Even though Mikey’s parentage made him an automatic U.S. citizen, that citizenship didn’t extend to his mother. U.S. immigration law doesn’t recognize proxy marriages that haven’t been consummated.
Michael Ferschke’s parents didn’t see his son born. Just obtaining a six-month visa for his widow to come stateside took the intervention of U.S. senators Lamar Alexander and Bob Corker. Permanent residency, the family learned, could come only with passage of a private bill by both houses of Congress.
Mikey and Hota Ferschke arrived in Maryville on Feb. 27, 2009, about a month after his birth. They headed back to Japan on Jan. 4, 2010, with the bill still stalled in committee.
Senators and congressmen said they wanted to make sure they didn’t set a dangerous precedent or undo any necessary safeguards in the immigration process. Hota Ferschke told her husband’s parent she couldn’t wait any longer.
“Her employer had agreed to hold her job for a year,” Robin Ferschke said. “The time was up.”
The Marine Sgt. Michael H. Ferschke Jr. Memorial Act passed Congress in December 2010 and crossed the president’s desk, nearly two years after Mikey’s birth.

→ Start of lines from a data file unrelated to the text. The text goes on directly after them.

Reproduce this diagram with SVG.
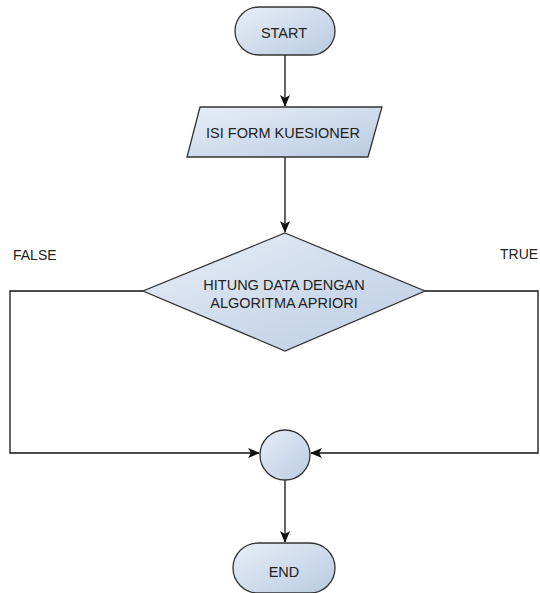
<svg xmlns="http://www.w3.org/2000/svg" width="540" height="593" viewBox="0 0 540 593">
<defs>
<linearGradient id="g" x1="0" y1="0" x2="1" y2="1">
<stop offset="0" stop-color="#e8eef7"/>
<stop offset="1" stop-color="#b9cbe2"/>
</linearGradient>
<marker id="arr" markerWidth="12" markerHeight="10" refX="11" refY="5" orient="auto" markerUnits="userSpaceOnUse">
<path d="M0,0 L12,5 L0,10 L3,5 Z" fill="#111"/>
</marker>
<style>
.shape{fill:url(#g);stroke:#333;stroke-width:1.3}
.lbl{font-family:"Liberation Sans",Arial,sans-serif;font-size:14.5px;fill:#222;text-anchor:middle}
.plain{font-family:"Liberation Sans",Arial,sans-serif;font-size:14px;fill:#222}
.conn{fill:none;stroke:#111;stroke-width:1.3}
</style>
</defs>
<rect width="540" height="593" fill="#fff"/>
<g id="connectors">
<path class="conn" d="M285,55 L285,106" marker-end="url(#arr)"/>
<path class="conn" d="M285,157 L285,232" marker-end="url(#arr)"/>
<path class="conn" d="M143,291 L10,291 L10,453 L259,453" marker-end="url(#arr)"/>
<path class="conn" d="M425,291 L538,291 L538,453 L311,453" marker-end="url(#arr)"/>
<path class="conn" d="M285,478 L285,542" marker-end="url(#arr)"/>
</g>
<g id="start">
<rect class="shape" x="235" y="7" width="100" height="48" rx="24" ry="24"/>
<text class="lbl" x="284" y="38">START</text>
</g>
<g id="form">
<polygon class="shape" points="200,107 382,107 368,157 187,157"/>
<text class="lbl" x="283" y="138">ISI FORM KUESIONER</text>
</g>
<g id="decision">
<polygon class="shape" points="285,233 425,291 285,351 143,291"/>
<text class="lbl" x="284" y="290">HITUNG DATA DENGAN</text>
<text class="lbl" x="284" y="308">ALGORITMA APRIORI</text>
</g>
<g id="label-false"><text class="plain" x="13" y="260">FALSE</text></g>
<g id="label-true"><text class="plain" x="500" y="259">TRUE</text></g>
<g id="merge">
<circle class="shape" cx="285" cy="455" r="25"/>
</g>
<g id="end">
<rect class="shape" x="233" y="543" width="102" height="50" rx="25" ry="25"/>
<text class="lbl" x="284" y="577">END</text>
</g>
</svg>
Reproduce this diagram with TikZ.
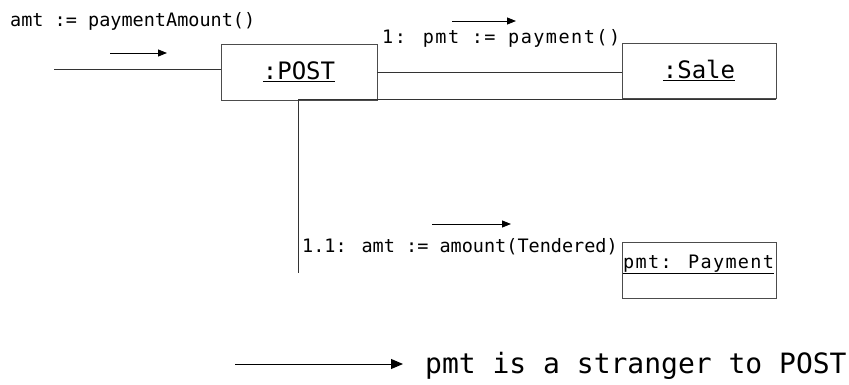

“That Christmas they were here to visit,” Robin Ferschke recalled. “We were sitting down to Christmas dinner, and I got a call that Obama had finally signed it.”
The passage came too late. Hota Ferschke chose to go home to Okinawa to raise her son rather than risk the expense of moving 10,000 miles to an uncertain job market.
There she’s likely to stay for now, with the only walking, talking reminder of a father who lives only in memories.
“I don’t blame her,” Robin Ferschke said. “I didn’t want them to leave. I didn’t want Michael to go to war. But he did what he needed to do, and this is what she needs to do. I asked her, ‘Please don’t feel guilty. We love you, and we’re going to stand by you.’ When the time’s right, if it’s meant to be, it’s going to happen. We’re just going to have to wait for that.”
The years have taught her how to wait.